Start of Dataset excerpts
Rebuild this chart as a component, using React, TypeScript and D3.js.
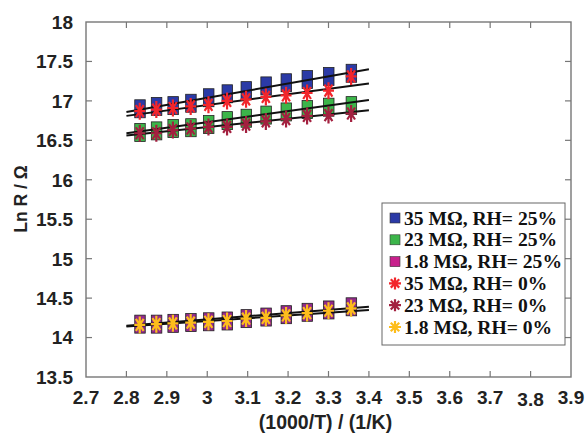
import * as d3 from 'd3'

// 1000/T for T = 353 ... 298 K
const invT = [2.833, 2.874, 2.915, 2.959, 3.003, 3.049, 3.096, 3.145, 3.195, 3.247, 3.300, 3.356]

const r35wet = [16.90, 16.93, 16.94, 16.97, 17.04, 17.09, 17.13, 17.19, 17.23, 17.27, 17.31, 17.35]
const r23wet = [16.60, 16.62, 16.65, 16.66, 16.70, 16.75, 16.78, 16.82, 16.86, 16.89, 16.92, 16.94]
const r18wet = [14.17, 14.17, 14.18, 14.19, 14.20, 14.21, 14.24, 14.26, 14.29, 14.32, 14.35, 14.39]
const r35dry = [16.87, 16.89, 16.91, 16.93, 16.95, 17.00, 17.02, 17.05, 17.07, 17.10, 17.13, 17.31]
const r23dry = [16.59, 16.59, 16.63, 16.65, 16.67, 16.67, 16.70, 16.74, 16.77, 16.81, 16.82, 16.84]
const r18dry = [14.16, 14.17, 14.18, 14.19, 14.20, 14.21, 14.24, 14.25, 14.28, 14.31, 14.34, 14.37]

// linear fits, value at x = 2.8 and x = 3.4
const fitX = [2.8, 3.4]
const fits = [
    [16.86, 17.40],
    [16.81, 17.22],
    [16.59, 17.01],
    [16.56, 16.88],
    [14.15, 14.39],
    [14.14, 14.35],
]

const xTicks = [2.7, 2.8, 2.9, 3.0, 3.1, 3.2, 3.3, 3.4, 3.5, 3.6, 3.7, 3.8, 3.9]
const yTicks = [13.5, 14, 14.5, 15, 15.5, 16, 16.5, 17, 17.5, 18]

const legendLabels = [
    '35 MΩ, RH= 25%',
    '23 MΩ, RH= 25%',
    '1.8 MΩ, RH= 25%',
    '35 MΩ, RH= 0%',
    '23 MΩ, RH= 0%',
    '1.8 MΩ, RH= 0%',
]

const squareSeries = [
    {values: r35wet, color: '#2b3aa6'},
    {values: r23wet, color: '#3cb54a'},
    {values: r18wet, color: '#93298c'},
]
const starSeries = [
    {values: r35dry, color: '#f2262b'},
    {values: r23dry, color: '#a3203f'},
    {values: r18dry, color: '#fdbd1c'},
]
const legendColors = ['#2b3aa6', '#3cb54a', '#c8208c', '#f2262b', '#a3203f', '#fdbd1c']

const W = 587
const H = 434
const left = 86, right = 571, top = 22, bottom = 377

function starPath(cx: number, cy: number, rx: number, ry: number) {
    let p = ''
    for (let k = 0; k < 4; k++) {
        const a = (k * Math.PI) / 4
        const dx = Math.cos(a) * rx, dy = Math.sin(a) * ry
        p += `M${cx - dx},${cy - dy}L${cx + dx},${cy + dy}`
    }
    return p
}

export default function App() {
    const x = d3.scaleLinear().domain([2.7, 3.9]).range([left, right])
    const y = d3.scaleLinear().domain([13.5, 18]).range([bottom, top])
    const line = d3.line<number>().x((_, i) => x(fitX[i])).y(d => y(d))

    const tickFont = {fontFamily: '"Liberation Sans", Arial, sans-serif', fontWeight: 'bold' as const, fontSize: 19, fill: '#222'}

    return (
        <svg width={W} height={H} style={{position: 'absolute', left: 0, top: 0, background: 'white'}}>
            {/* ticks */}
            {xTicks.slice(1, -1).map(t => (
                <g key={'xt' + t} stroke="#777" strokeWidth={1.2}>
                    <line x1={x(t)} x2={x(t)} y1={bottom} y2={bottom - 6} />
                    <line x1={x(t)} x2={x(t)} y1={top} y2={top + 6} />
                </g>
            ))}
            {yTicks.slice(1, -1).map(t => (
                <g key={'yt' + t} stroke="#777" strokeWidth={1.2}>
                    <line x1={left} x2={left + 6} y1={y(t)} y2={y(t)} />
                    <line x1={right} x2={right - 6} y1={y(t)} y2={y(t)} />
                </g>
            ))}
            <rect x={left} y={top} width={right - left} height={bottom - top} fill="none" stroke="#777" strokeWidth={1.4} />

            {/* tick labels */}
            {xTicks.map(t => (
                <text key={'xl' + t} x={x(t)} y={t === 3.8 ? 406 : 404} textAnchor="middle" style={tickFont}>
                    {d3.format('~g')(t)}
                </text>
            ))}
            {yTicks.map(t => (
                <text key={'yl' + t} x={73} y={y(t)} dy="0.36em" textAnchor="end" style={tickFont}>
                    {d3.format('~g')(t)}
                </text>
            ))}

            {/* axis titles */}
            <text x={(left + right) / 2 - 3} y={429} textAnchor="middle" style={{...tickFont, fontSize: 19.5}}>
                (1000/T) / (1/K)
            </text>
            <text transform={`translate(27,199) rotate(-90)`} textAnchor="middle" style={{...tickFont, fontSize: 17.5}}>
                Ln R / Ω
            </text>

            {/* squares */}
            {squareSeries.map((s, si) => (
                <g key={'sq' + si}>
                    {s.values.map((v, i) => (
                        <rect key={i} x={x(invT[i]) - 5} y={y(v) - 9} width={10.5} height={18}
                              fill={s.color} stroke="#222" strokeWidth={0.8} />
                    ))}
                </g>
            ))}

            {/* fit lines */}
            {fits.map((f, i) => (
                <path key={'fit' + i} d={line(f) || ''} fill="none" stroke="#111" strokeWidth={2} />
            ))}

            {/* stars */}
            {starSeries.map((s, si) => (
                <g key={'st' + si}>
                    {s.values.map((v, i) => (
                        <path key={i} d={starPath(x(invT[i]), y(v), 5.5, 8.5)} stroke={s.color} strokeWidth={2.2} fill="none" />
                    ))}
                </g>
            ))}

            {/* legend */}
            <rect x={382} y={203} width={183} height={142} fill="white" stroke="#666" strokeWidth={1} />
            {legendLabels.map((lab, i) => {
                const cy = 218 + i * 21.8
                return (
                    <g key={'lg' + i}>
                        {i < 3 ? (
                            <rect x={390} y={cy - 5} width={10} height={10} fill={legendColors[i]} stroke="#333" strokeWidth={0.6} />
                        ) : (
                            <path d={starPath(395, cy, 6, 6)} stroke={legendColors[i]} strokeWidth={2.2} fill="none" />
                        )}
                        <text x={404} y={cy} dy="0.34em"
                              style={{fontFamily: '"Liberation Serif", "Times New Roman", serif', fontWeight: 'bold', fontSize: 19.6, fill: '#111'}}>
                            {lab}
                        </text>
                    </g>
                )
            })}
        </svg>
    )
}
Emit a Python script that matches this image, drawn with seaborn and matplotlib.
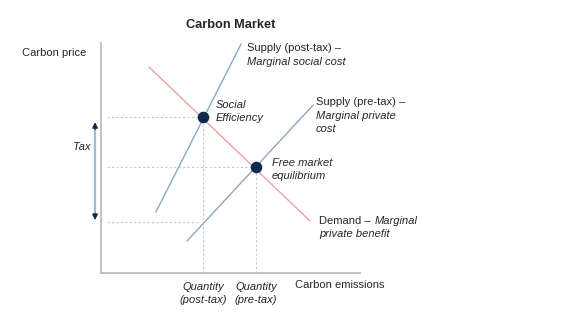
import matplotlib
matplotlib.use("Agg")
import matplotlib.pyplot as plt
import seaborn as sns
import pandas as pd

sns.set_theme(style="white")
plt.rcParams['font.family'] = ['Liberation Sans', 'DejaVu Sans']

# Data (quantity, price) in arbitrary units
supply_post_q = [2.12, 5.41]
supply_post_p = [2.65, 9.96]
supply_pre_q = [3.32, 8.19]
supply_pre_p = [1.39, 7.30]
demand_q = [1.85, 8.07]
demand_p = [8.96, 2.26]
eq_names = ["Social efficiency", "Free market"]
eq_q = [3.94, 5.98]
eq_p = [6.78, 4.61]
tax_low_p = 2.22

BLUE = "#8ea6c2"
PINK = "#e8a3a6"
NAVY = "#10294d"
DASH = "#c8c8c8"
SPINE = "#b8b8b8"

fig = plt.figure(figsize=(5.77, 3.21), dpi=100)
ax = fig.add_axes([101/577, 48/321, 259/577, 230/321])
ax.set_xlim(0, 10)
ax.set_ylim(0, 10)

# dashed guides
ax.plot([0.23, eq_q[0]], [eq_p[0], eq_p[0]], ls=(0, (2, 2)), color=DASH, lw=0.8)
ax.plot([0.23, eq_q[1]], [eq_p[1], eq_p[1]], ls=(0, (2, 2)), color=DASH, lw=0.8)
ax.plot([0.23, 3.75], [tax_low_p, tax_low_p], ls=(0, (2, 2)), color=DASH, lw=0.8)
ax.plot([eq_q[0], eq_q[0]], [0, eq_p[0]], ls=(0, (2, 2)), color=DASH, lw=0.8)
ax.plot([eq_q[1], eq_q[1]], [0, eq_p[1]], ls=(0, (2, 2)), color=DASH, lw=0.8)

df_post = pd.DataFrame({"q": supply_post_q, "p": supply_post_p})
df_pre = pd.DataFrame({"q": supply_pre_q, "p": supply_pre_p})
df_dem = pd.DataFrame({"q": demand_q, "p": demand_p})
sns.lineplot(data=df_post, x="q", y="p", ax=ax, color=BLUE, lw=1.0, sort=False)
sns.lineplot(data=df_pre, x="q", y="p", ax=ax, color=BLUE, lw=1.0, sort=False)
sns.lineplot(data=df_dem, x="q", y="p", ax=ax, color=PINK, lw=1.0, sort=False)

df_eq = pd.DataFrame({"name": eq_names, "q": eq_q, "p": eq_p})
sns.scatterplot(data=df_eq, x="q", y="p", ax=ax, color=NAVY, s=70, zorder=5, edgecolor=NAVY, linewidth=0)

# axes styling
for side in ["top", "right"]:
    ax.spines[side].set_visible(False)
for side in ["left", "bottom"]:
    ax.spines[side].set_color(SPINE)
    ax.spines[side].set_linewidth(1.2)
ax.set_xticks([])
ax.set_yticks([])
ax.set_xlabel("")
ax.set_ylabel("")

# tax arrow
ax.annotate("", xy=(-0.23, eq_p[0] - 0.22), xytext=(-0.23, tax_low_p + 0.08),
            xycoords="data", textcoords="data",
            arrowprops=dict(arrowstyle="<|-|>", color=NAVY, lw=1.0, mutation_scale=8,
                            shrinkA=0, shrinkB=0),
            annotation_clip=False)
ax.plot([-0.23, -0.23], [tax_low_p + 0.4, eq_p[0] - 0.55], color="#9dbad6", lw=1.6,
        clip_on=False, zorder=4, solid_capstyle="butt")

fs = 8
fig.text(231/577, 1 - 25/321, "Carbon Market", ha="center", va="center",
         fontsize=9.2, fontweight="bold")
fig.text(22/577, 1 - 53/321, "Carbon price", ha="left", va="center", fontsize=fs)
fig.text(91/577, 1 - 147/321, "Tax", ha="right", va="center", fontsize=fs, style="italic")
fig.text(295/577, 1 - 285/321, "Carbon emissions", ha="left", va="center", fontsize=fs)

fig.text(247/577, 1 - 48/321, "Supply (post-tax) –", ha="left", va="center", fontsize=fs)
fig.text(247/577, 1 - 62/321, "Marginal social cost", ha="left", va="center", fontsize=fs, style="italic")
fig.text(216/577, 1 - 105/321, "Social", ha="left", va="center", fontsize=fs, style="italic")
fig.text(216/577, 1 - 118/321, "Efficiency", ha="left", va="center", fontsize=fs, style="italic")
fig.text(316/577, 1 - 102/321, "Supply (pre-tax) –", ha="left", va="center", fontsize=fs)
fig.text(316/577, 1 - 116/321, "Marginal private", ha="left", va="center", fontsize=fs, style="italic")
fig.text(316/577, 1 - 129/321, "cost", ha="left", va="center", fontsize=fs, style="italic")
fig.text(272/577, 1 - 163/321, "Free market", ha="left", va="center", fontsize=fs, style="italic")
fig.text(272/577, 1 - 176/321, "equilibrium", ha="left", va="center", fontsize=fs, style="italic")
fig.text(319/577, 1 - 221/321, "Demand –", ha="left", va="center", fontsize=fs)
fig.text(375/577, 1 - 221/321, "Marginal", ha="left", va="center", fontsize=fs, style="italic")
fig.text(319/577, 1 - 234/321, "private benefit", ha="left", va="center", fontsize=fs, style="italic")

fig.text(203/577, 1 - 287/321, "Quantity", ha="center", va="center", fontsize=fs, style="italic")
fig.text(203/577, 1 - 300/321, "(post-tax)", ha="center", va="center", fontsize=fs, style="italic")
fig.text(256/577, 1 - 287/321, "Quantity", ha="center", va="center", fontsize=fs, style="italic")
fig.text(256/577, 1 - 300/321, "(pre-tax)", ha="center", va="center", fontsize=fs, style="italic")

fig.savefig("out.png", dpi=100)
End of Dataset excerpts
### Stated goal
Look above for the line with "Emit a Python", then print it and each line after it down to and including the line with "[0, eq_p[1]], ls=(0, (2, 2)), color=DASH, lw=0.8)". Leave out the pictures and keep the wording exact.

### Written response
Emit a Python script that matches this image, drawn with seaborn and matplotlib.
import matplotlib
matplotlib.use("Agg")
import matplotlib.pyplot as plt
import seaborn as sns
import pandas as pd

sns.set_theme(style="white")
plt.rcParams['font.family'] = ['Liberation Sans', 'DejaVu Sans']

# Data (quantity, price) in arbitrary units
supply_post_q = [2.12, 5.41]
supply_post_p = [2.65, 9.96]
supply_pre_q = [3.32, 8.19]
supply_pre_p = [1.39, 7.30]
demand_q = [1.85, 8.07]
demand_p = [8.96, 2.26]
eq_names = ["Social efficiency", "Free market"]
eq_q = [3.94, 5.98]
eq_p = [6.78, 4.61]
tax_low_p = 2.22

BLUE = "#8ea6c2"
PINK = "#e8a3a6"
NAVY = "#10294d"
DASH = "#c8c8c8"
SPINE = "#b8b8b8"

fig = plt.figure(figsize=(5.77, 3.21), dpi=100)
ax = fig.add_axes([101/577, 48/321, 259/577, 230/321])
ax.set_xlim(0, 10)
ax.set_ylim(0, 10)

# dashed guides
ax.plot([0.23, eq_q[0]], [eq_p[0], eq_p[0]], ls=(0, (2, 2)), color=DASH, lw=0.8)
ax.plot([0.23, eq_q[1]], [eq_p[1], eq_p[1]], ls=(0, (2, 2)), color=DASH, lw=0.8)
ax.plot([0.23, 3.75], [tax_low_p, tax_low_p], ls=(0, (2, 2)), color=DASH, lw=0.8)
ax.plot([eq_q[0], eq_q[0]], [0, eq_p[0]], ls=(0, (2, 2)), color=DASH, lw=0.8)
ax.plot([eq_q[1], eq_q[1]], [0, eq_p[1]], ls=(0, (2, 2)), color=DASH, lw=0.8)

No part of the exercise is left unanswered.